What explains this rightist upsurge and increase in violence? The recent violence witnessed in European cities is closely tied to the escalating situation in the Middle East. However, the anti-Jewish violence that has been witnessed around Europe, and especially in France, has not come from the far right. Unlike the anti-Semitic violence of the 1930s, Muslim immigrant populations are primarily responsible for recent occurrences.

As for the popularity of the far right on the continent, there are a number of explanations. First, Europe is experiencing a natural swing in the electoral pendulum from left to right. Four years ago, 13 out of 15 governments in the EU were governed by center-left parties. Today most of them are governed by the center-right (with Great Britain being the major exception) and the tide may well turn in Germany and France in elections this year. Furthermore, the far right holds seats in government or provides coalition support only because the moderate center-right needs it to maintain its own hold on power, as is the case in Austria, Denmark, Italy, Portugal and Norway.

Second, there has been a failure to integrate immigrants into national societies. Many immigrants came to Europe decades ago, either from former colonies or as guest workers. New, local-born generations have been raised in the adopted countries, often in communities with high rates of unemployment and little hope for a better future—in some cases leading to violence. For example, many of the rioters in Britain last summer were the children of Pakistani and Bangladeshi workers brought to Britain to work in textile mills that since have been closed.

The immigrant communities remain in most cases completely segregated from the native population, creating ghettos in Britain, Germany, France and elsewhere that seethe with anger and often become sources of crime and insecurity to the local population. Low-skilled local populations often fear competition for jobs that immigrants represent, whether those immigrants are first, second or third generation. Others resent the fact that while they toil for meager wages, newly arrived immigrants and asylum-seekers live on social security financed by the majority native working population. As a result, key sections of European society fast are becoming easy prey for the far right, which offers them hope in the form of simple solutions and anti-immigrant sloganeering.
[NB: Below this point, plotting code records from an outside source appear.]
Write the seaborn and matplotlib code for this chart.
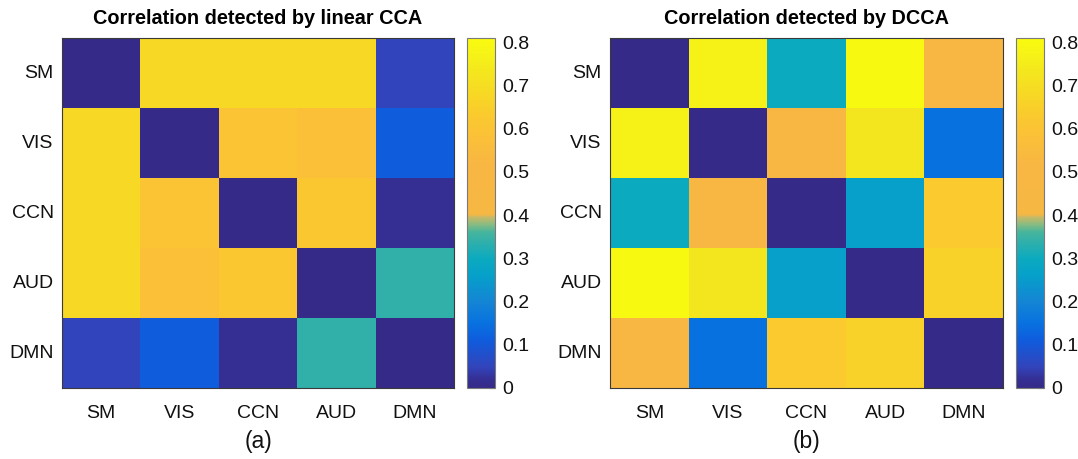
import numpy as np
import pandas as pd
import matplotlib
matplotlib.use("Agg")
import matplotlib.pyplot as plt
import seaborn as sns
from matplotlib.colors import LinearSegmentedColormap, to_rgb

labels = ["SM", "VIS", "CCN", "AUD", "DMN"]

cca_values = [
    [0.00, 0.68, 0.68, 0.68, 0.05],
    [0.68, 0.00, 0.60, 0.58, 0.11],
    [0.68, 0.60, 0.00, 0.62, 0.02],
    [0.68, 0.58, 0.62, 0.00, 0.34],
    [0.05, 0.11, 0.02, 0.34, 0.00],
]

dcca_values = [
    [0.00, 0.77, 0.30, 0.80, 0.52],
    [0.77, 0.00, 0.52, 0.73, 0.15],
    [0.30, 0.52, 0.00, 0.26, 0.63],
    [0.80, 0.73, 0.26, 0.00, 0.66],
    [0.52, 0.15, 0.63, 0.66, 0.00],
]

titles = ["Correlation detected by linear CCA", "Correlation detected by DCCA"]
captions = ["(a)", "(b)"]
cbar_ticks = [0, 0.1, 0.2, 0.3, 0.4, 0.5, 0.6, 0.7, 0.8]
cbar_ticklabels = ["0", "0.1", "0.2", "0.3", "0.4", "0.5", "0.6", "0.7", "0.8"]

VMIN, VMAX = 0.0, 0.81
anchors = [
    (0.000, "#352A87"),
    (0.020, "#352F95"),
    (0.050, "#3145BC"),
    (0.110, "#0F5CDD"),
    (0.150, "#0872E0"),
    (0.200, "#1485D4"),
    (0.260, "#06A0CA"),
    (0.300, "#0CAABF"),
    (0.340, "#32B0AA"),
    (0.360, "#45B59D"),
    (0.380, "#8DBB80"),
    (0.395, "#C8BA66"),
    (0.402, "#F6B743"),
    (0.520, "#F8B742"),
    (0.580, "#FBC038"),
    (0.620, "#FAC730"),
    (0.670, "#F8D526"),
    (0.730, "#F4E61E"),
    (0.770, "#F6F218"),
    (0.810, "#F9FB0E"),
]
cmap = LinearSegmentedColormap.from_list(
    "custom_parula",
    [((v - VMIN) / (VMAX - VMIN), to_rgb(c)) for v, c in anchors],
    N=512,
)

sns.set_theme(style="white")
plt.rcParams["font.family"] = ["Liberation Sans", "DejaVu Sans"]

fig = plt.figure(figsize=(10.78, 4.59), dpi=100)

ax_pos = [
    [62 / 1078, 71 / 459, 392 / 1078, 350 / 459],
    [610 / 1078, 71 / 459, 393 / 1078, 350 / 459],
]
cax_pos = [
    [467 / 1078, 71 / 459, 28 / 1078, 350 / 459],
    [1016 / 1078, 71 / 459, 28 / 1078, 350 / 459],
]

frame_col = "#3a3a3a"
for i, vals in enumerate([cca_values, dcca_values]):
    df = pd.DataFrame(vals, index=labels, columns=labels)
    ax = fig.add_axes(ax_pos[i])
    cax = fig.add_axes(cax_pos[i])
    sns.heatmap(df, ax=ax, cbar_ax=cax, cmap=cmap, vmin=VMIN, vmax=VMAX,
                square=False, xticklabels=labels, yticklabels=labels,
                cbar_kws={"ticks": cbar_ticks})
    for s in ax.spines.values():
        s.set_visible(True)
        s.set_color(frame_col)
        s.set_linewidth(0.8)
    ax.tick_params(axis="both", direction="in", length=4, width=0.8,
                   color=frame_col, top=True, right=True, bottom=True, left=True,
                   labelsize=14, labelcolor="#111111")
    ax.tick_params(axis="x", pad=12)
    ax.tick_params(axis="y", pad=6)
    ax.set_yticklabels(labels, rotation=0)
    ax.set_xticklabels(labels, rotation=0)
    ax.set_title(titles[i], fontsize=14.3, fontweight="bold", pad=10, color="black")
    ax.set_xlabel(captions[i], fontsize=16.5, labelpad=6, color="#111111")
    ax.set_ylabel("")

    cax.tick_params(direction="in", length=4, width=0.8, color=frame_col,
                    labelsize=14, labelcolor="#111111", right=True, left=False, pad=5)
    cax.set_yticklabels(cbar_ticklabels)
    cb = ax.collections[0].colorbar
    cb.outline.set_visible(True)
    cb.outline.set_edgecolor("#7a7a7a")
    cb.outline.set_linewidth(0.8)

fig.savefig("out.png", dpi=100)
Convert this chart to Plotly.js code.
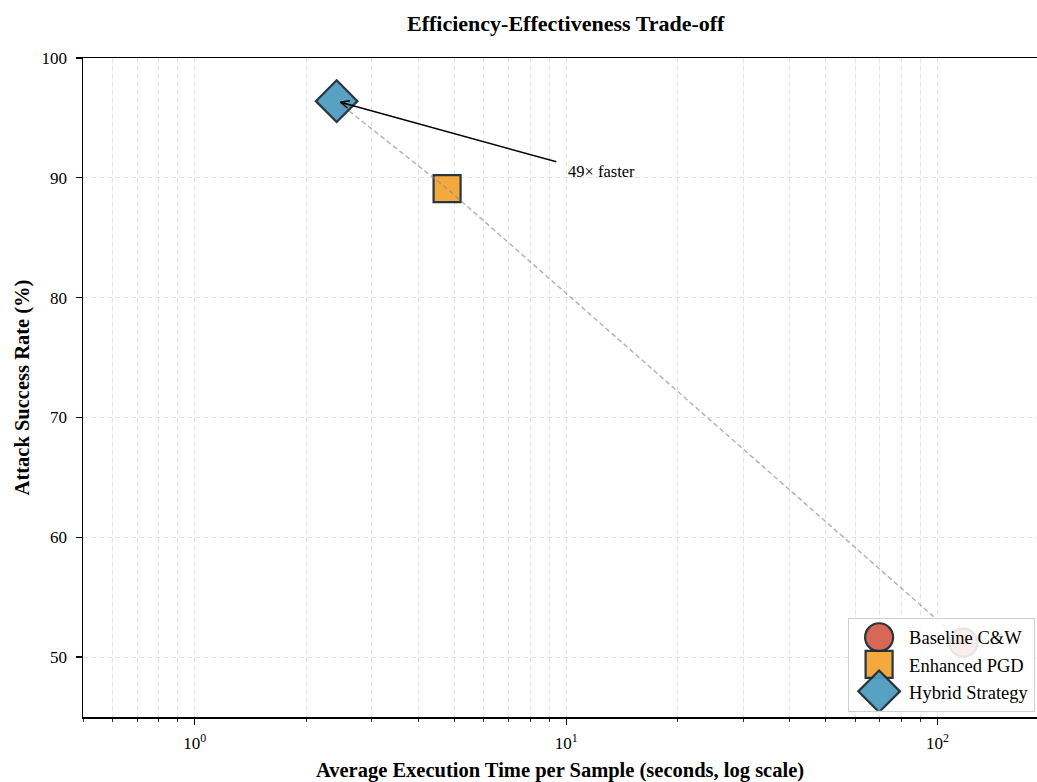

Third, national policy increasingly is being made by officials at EU headquarters in Brussels, rather than in Berlin, Copenhagen, The Hague, Rome or Paris. The European Central Bank now strictly manages monetary policy, often tying the economic hands of national leaders. And more and more of these Eurocrats have a significant say over a wide range of national policy—from immigration to the environment, social mores to agriculture. The result is a deep sense that the individual nation is losing control of its own destiny. It is a crisis of identity that the far right skillfully is exploiting with its appeal to the national character and cultural uniqueness and a growing opposition to an integrated Europe.

Finally, the mainstream political parties of both the center-left and the center-right have in many cases lost their political distinctiveness. Lionel Jospin and Jacques Chirac both ran campaigns remarkable for their indistinctiveness. In Holland, a purple coalition of reds on the left and blues on the right has governed for eight years. Throughout much of Europe, social-democratic and conservative parties alike favor the market economy, a strong social safety net and an internationalist foreign policy. None of the issues that proved so divisive a generation ago any longer motivates mainstream political parties.
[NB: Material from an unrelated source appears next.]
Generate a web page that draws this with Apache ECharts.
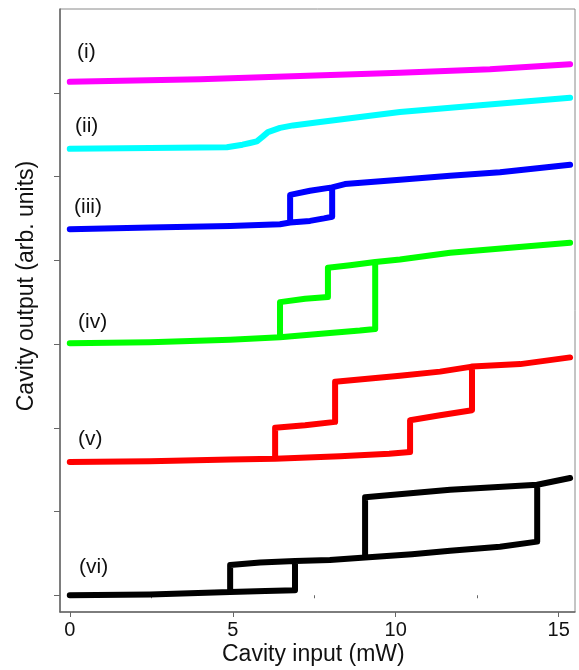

At the same time, none of these parties has a viable answer for how to better integrate their immigrant populations or address the shift in power and control from national capitals to Brussels. For most mainstream parties, the issues of European integration and immigration are indeed taboo subjects. In Germany, for example, when the Social Democratic Party entered government in 1998, it adopted the strongly pro-European policies of the Christian Democrats. While it made progress on a policy that makes it easier for high-tech workers to apply for and obtain work visas, it has not really addressed the problems of integrating large groups of discontented Turks who have little incentive to apply for citizenship. In Germany as in other European nations, the field has been left wide open to the far right to exploit these grievances.

It is important, however, to keep the rise of the far right in perspective. To date, far-right parties and their supporters still only represent a small fraction of European political support. This corresponds often to no more than one-tenth and invariably less than one-fifth of the population. It also is important to remember how electoral systems can influence outcomes when interpreting particular voting results. In France, the 17 percent for Le Pen in the first round made him the runner-up; in Britain, a party that gains 17 percent in a nationwide poll is unlikely to receive a single seat in Parliament given its first-past-the-post electoral system. In Germany, where stories of skinhead marches easily gain headlines, a party must earn 5 percent to enter its parliament—something which the far right never has been able to achieve and the democratic socialists (the reformed Communist Party) have only barely managed despite strong support in the east. In short, Europe is not about to return to the 1930s; it simply has become too prosperous, too developed, too integrated and too democratic for that to happen.

Mainstream parties nevertheless have a responsibility to address the concerns that give rise to support for the far right. They need to find ways to integrate immigrant populations into their societies. They must close the democratic deficit that exists between local communities throughout Europe and the EU’s governing authorities in Brussels. Above all, they must begin to talk openly about the taboo issues of European integration and immigration—while of course continuing to denounce the racist and intolerant rhetoric of the far right.